Varietas padi yang telah dikembangkan untuk lahan rawa dengan potensi hasil lima hingga tujuh ton per hektar antara lain Martapura, Margasari, Siak Raya, Air Tenggulang, dan Lambur yang toleran masam dan keracunan besi. Selain itu juga varietas Inpara 4 dan Inpara 5 yang toleran rendaman.
Teknologi tata air sistem satu arah untuk efisiensi dan peningkatan kualitas air juga telah lama dikembangkan. Teknologi lainnya yakni sawit-dupa (satu kali tanam dua kali panen untuk meningkatkan indeks pertanaman), penataan lahan sistem surjan, serta pengembangan Kalender Tanam Rawa.
Ke depan, akan ada terobosan dalam pengembangan lahan rawa yang akan terus dilakukan, mengingat tantangan perubahan iklim dan ancaman konversi lahan.

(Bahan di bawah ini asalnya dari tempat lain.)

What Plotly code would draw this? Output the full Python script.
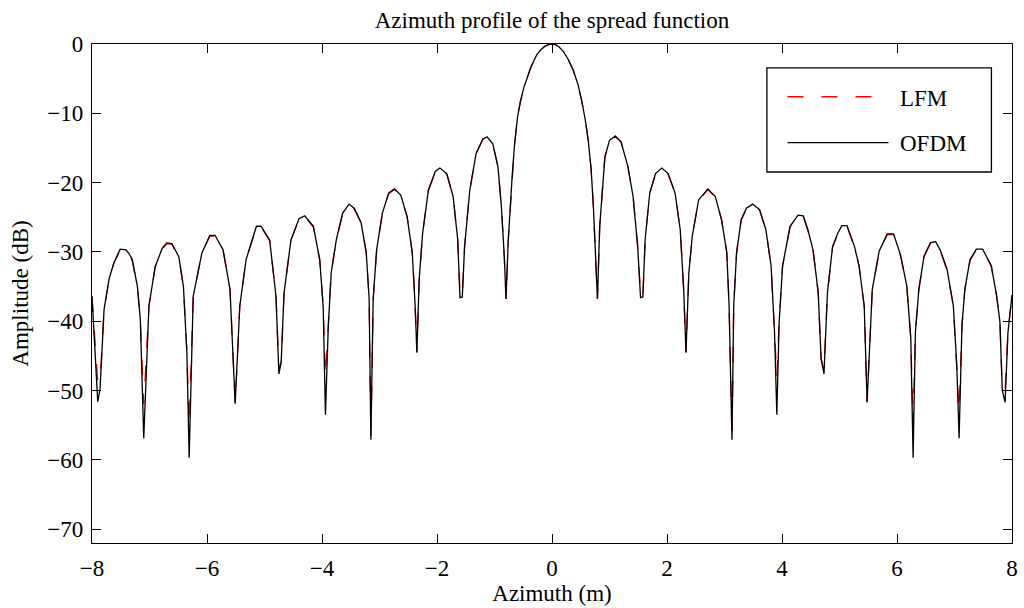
import plotly.graph_objects as go

# ---- data ----
azimuth_m = [
    -8.00, -7.90, -7.86, -7.79, -7.70, -7.62, -7.51, -7.41, -7.36, -7.30, -7.21, -7.16,
    -7.10, -7.01, -6.90, -6.78, -6.70, -6.61, -6.49, -6.41, -6.35,
    -6.31, -6.24, -6.09, -5.95, -5.86, -5.72, -5.60,
    -5.51, -5.43, -5.32, -5.14, -5.06, -4.91, -4.80,
    -4.75, -4.71, -4.66, -4.54, -4.40, -4.30, -4.15, -4.04, -3.98,
    -3.94, -3.89, -3.84, -3.75, -3.64, -3.53, -3.44, -3.32, -3.23, -3.18,
    -3.15, -3.11, -3.05, -2.95, -2.84, -2.74, -2.63, -2.52, -2.43, -2.38,
    -2.35, -2.31, -2.25, -2.15, -2.03, -1.95, -1.83, -1.72, -1.64,
    -1.60, -1.56, -1.52, -1.43, -1.32, -1.20, -1.13, -1.03, -0.94, -0.88, -0.83,
    -0.80, -0.76, -0.69, -0.65, -0.60, -0.55, -0.49, -0.43, -0.37, -0.31, -0.26,
    -0.19, -0.12, -0.06,
    0.00,
    0.06, 0.12, 0.20, 0.28, 0.37, 0.45, 0.52, 0.58, 0.63, 0.68, 0.72,
    0.79, 0.83, 0.92, 1.00, 1.10, 1.20, 1.32, 1.41, 1.49,
    1.54, 1.58, 1.62, 1.70, 1.80, 1.91, 2.02, 2.14, 2.23, 2.29,
    2.33, 2.38, 2.44, 2.55, 2.71, 2.84, 2.95, 3.04, 3.08,
    3.13, 3.16, 3.21, 3.29, 3.38, 3.49, 3.61, 3.72, 3.81, 3.87,
    3.91, 3.95, 4.01, 4.14, 4.28, 4.37, 4.45, 4.54, 4.63, 4.68,
    4.73, 4.79, 4.88, 4.97, 5.04, 5.13, 5.26, 5.34, 5.43,
    5.48, 5.57, 5.69, 5.83, 5.94, 6.06, 6.17, 6.24,
    6.28, 6.32, 6.38, 6.47, 6.58, 6.67, 6.75, 6.87, 6.98, 7.04,
    7.08, 7.13, 7.18, 7.27, 7.38, 7.49, 7.64, 7.73, 7.79, 7.83,
    7.88, 7.93, 8.00,
]

ofdm_db = [
    -36.4, -51.6, -49.8, -38.3, -33.8, -31.6, -29.6, -29.7, -30.2, -31.1, -35.0, -39.7,
    -56.9, -37.8, -32.1, -29.5, -28.7, -28.8, -30.7, -35.0, -44.5,
    -59.7, -36.4, -30.2, -27.6, -27.6, -29.7, -35.4,
    -51.9, -37.8, -31.1, -26.3, -26.3, -28.3, -36.4,
    -47.6, -45.9, -35.9, -28.3, -25.2, -24.8, -26.3, -31.1, -37.8,
    -53.5, -40.6, -33.0, -28.2, -24.4, -23.1, -23.7, -25.8, -30.1, -36.8,
    -57.1, -36.8, -29.7, -24.4, -21.5, -20.9, -21.8, -24.9, -30.1, -37.8,
    -44.5, -34.0, -27.3, -21.1, -18.4, -17.9, -18.7, -22.0, -28.2,
    -36.6, -36.5, -29.2, -21.1, -15.8, -13.7, -13.4, -14.4, -17.7, -23.5, -30.6,
    -36.8, -28.2, -18.7, -14.4, -10.6, -8.3, -6.3, -4.7, -3.4, -2.3, -1.5,
    -0.8, -0.3, -0.1,
    0.0,
    -0.1, -0.4, -1.1, -2.2, -3.8, -5.8, -8.3, -11.0, -13.9, -18.0, -23.5,
    -36.8, -26.3, -16.3, -13.9, -13.3, -14.1, -17.7, -22.0, -29.2,
    -36.6, -36.5, -28.2, -21.5, -18.7, -17.9, -18.7, -21.5, -26.8, -35.4,
    -44.5, -33.0, -27.7, -22.5, -20.9, -22.0, -25.4, -30.1, -37.8,
    -57.1, -37.8, -30.1, -25.4, -23.7, -23.1, -23.9, -26.8, -32.0, -41.6,
    -53.5, -40.2, -32.0, -26.3, -24.7, -24.8, -26.8, -29.7, -35.9, -45.4,
    -47.6, -35.9, -29.2, -27.3, -26.2, -26.2, -29.2, -32.0, -37.8,
    -51.7, -35.4, -29.9, -27.4, -27.4, -30.4, -34.9, -42.5,
    -59.7, -41.6, -35.4, -30.6, -28.7, -28.5, -29.7, -32.5, -37.8, -46.4,
    -56.9, -40.6, -35.4, -31.1, -29.6, -29.6, -32.0, -36.2, -40.1, -49.9,
    -51.7, -41.6, -36.2,
]

lfm_db = [
    -36.4, -48.8, -48.8, -38.3, -33.8, -31.6, -29.8, -29.8, -30.4, -31.3, -35.0, -39.7,
    -52.0, -37.8, -32.1, -29.6, -28.8, -28.9, -30.8, -35.0, -44.5,
    -55.0, -36.4, -30.2, -27.7, -27.7, -29.8, -35.4,
    -51.9, -37.8, -31.1, -26.4, -26.4, -28.4, -36.4,
    -47.0, -45.9, -35.9, -28.3, -25.3, -24.9, -26.4, -31.1, -37.8,
    -48.0, -40.6, -33.0, -28.2, -24.5, -23.2, -23.8, -25.8, -30.1, -36.8,
    -57.1, -36.8, -29.7, -24.4, -21.6, -21.0, -21.9, -24.9, -30.1, -37.8,
    -44.5, -34.0, -27.3, -21.1, -18.5, -18.0, -18.8, -22.0, -28.2,
    -36.0, -36.5, -29.2, -21.1, -15.8, -13.7, -13.4, -14.4, -17.7, -23.5, -30.6,
    -36.8, -28.2, -18.7, -14.4, -10.6, -8.3, -6.3, -4.7, -3.4, -2.3, -1.5,
    -0.8, -0.3, -0.1,
    0.0,
    -0.1, -0.4, -1.1, -2.2, -3.8, -5.8, -8.3, -11.0, -13.9, -18.0, -23.5,
    -36.8, -26.3, -16.3, -13.9, -13.3, -14.1, -17.7, -22.0, -29.2,
    -36.0, -36.5, -28.2, -21.5, -18.8, -18.0, -18.8, -21.5, -26.8, -35.4,
    -44.5, -33.0, -27.7, -22.6, -21.0, -22.1, -25.4, -30.1, -37.8,
    -57.1, -37.8, -30.1, -25.4, -23.8, -23.2, -24.0, -26.8, -32.0, -41.6,
    -48.0, -40.2, -32.0, -26.4, -24.8, -24.9, -26.9, -29.7, -35.9, -45.4,
    -47.0, -35.9, -29.3, -27.4, -26.3, -26.3, -29.3, -32.0, -37.8,
    -51.7, -35.4, -30.0, -27.5, -27.5, -30.5, -34.9, -42.5,
    -55.0, -41.6, -35.4, -30.7, -28.8, -28.6, -29.8, -32.6, -37.8, -46.4,
    -53.0, -40.6, -35.4, -31.2, -29.7, -29.7, -32.1, -36.2, -40.1, -49.5,
    -50.0, -41.6, -36.2,
]

x_ticks = [-8, -6, -4, -2, 0, 2, 4, 6, 8]
y_ticks = [-70, -60, -50, -40, -30, -20, -10, 0]
series_names = ["LFM", "OFDM"]

FONT = "Liberation Serif, Times New Roman, serif"
FS = 23

fig = go.Figure()
fig.add_trace(go.Scatter(
    x=azimuth_m, y=lfm_db, mode="lines", name=series_names[0],
    line=dict(color="#ff0000", width=1.3, dash="16px,18px"),
))
fig.add_trace(go.Scatter(
    x=azimuth_m, y=ofdm_db, mode="lines", name=series_names[1],
    line=dict(color="#000000", width=1.3),
))

axis_common = dict(
    showgrid=False, zeroline=False, showline=True, linecolor="black", linewidth=1.3,
    mirror="ticks", ticks="inside", ticklen=9, tickwidth=1.1, tickcolor="black",
    tickfont=dict(family=FONT, size=FS, color="black"),
)

fig.update_layout(
    width=1024, height=608,
    paper_bgcolor="white", plot_bgcolor="white",
    margin=dict(l=92, r=6, t=44, b=63),
    showlegend=False,
    title=dict(
        text="Azimuth profile of the spread function",
        font=dict(family=FONT, size=FS, color="black"),
        x=0.5, xref="paper", xanchor="center",
        y=1 - 20 / 608, yref="container", yanchor="middle",
    ),
    xaxis=dict(
        range=[-8, 8], tickvals=x_ticks, ticklabelstandoff=4,
        title=dict(text="Azimuth (m)", font=dict(family=FONT, size=FS, color="black"), standoff=5),
        **axis_common,
    ),
    yaxis=dict(
        range=[-72, 0], tickvals=y_ticks, ticklabelstandoff=3,
        title=dict(text="Amplitude (dB)", font=dict(family=FONT, size=FS, color="black"), standoff=12),
        **axis_common,
    ),
)

# Legend box drawn MATLAB-style (long line samples)
def px_x(p):
    return (p - 91.7) / (1017.7 - 91.7)

def px_y(p):
    return (545.0 - p) / (545.0 - 43.7)

fig.add_shape(type="rect", xref="paper", yref="paper",
              x0=px_x(771), x1=px_x(997), y0=px_y(172.3), y1=px_y(67.7),
              line=dict(color="black", width=1.3), fillcolor="white", layer="above")
fig.add_shape(type="line", xref="paper", yref="paper",
              x0=px_x(791.7), x1=px_x(878), y0=px_y(96.7), y1=px_y(96.7),
              line=dict(color="#ff0000", width=1.3, dash="16px,18px"), layer="above")
fig.add_shape(type="line", xref="paper", yref="paper",
              x0=px_x(791.7), x1=px_x(893.3), y0=px_y(142.7), y1=px_y(142.7),
              line=dict(color="black", width=1.3), layer="above")
for name, yy in zip(series_names, [98.3, 143.3]):
    fig.add_annotation(xref="paper", yref="paper", x=px_x(903), y=px_y(yy),
                       text=name, showarrow=False, xanchor="left", yanchor="middle",
                       font=dict(family=FONT, size=FS, color="black"))

fig.write_html("out.html",
               config={"displayModeBar": False},
               post_script="document.body.style.margin='0px';document.body.style.overflow='hidden';")
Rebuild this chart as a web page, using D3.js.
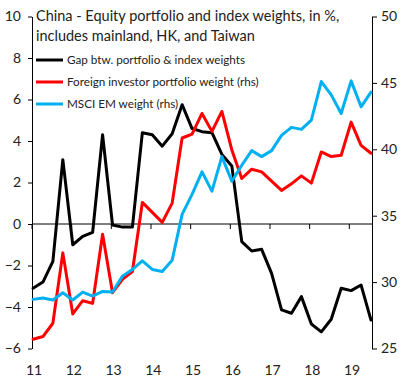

Terobosan tersebut antara lain optimalisasi dan pengembangan infrastruktur pendukung seperti jaringan tata air, jalan usaha tani, prasarana produksi pertanian, kemudian audit lahan untuk arahan pengembangan per kabupaten/kecamatan sebagai dasar dalam perencanaan pemanfaatan.
Langkah terobosan lainnya yakni pengembangan kalender tanam lahan rawa, percepatan pengembangan benih padi unggul lahan rawa, serta rekayaa sosial kelembagaan pertanian.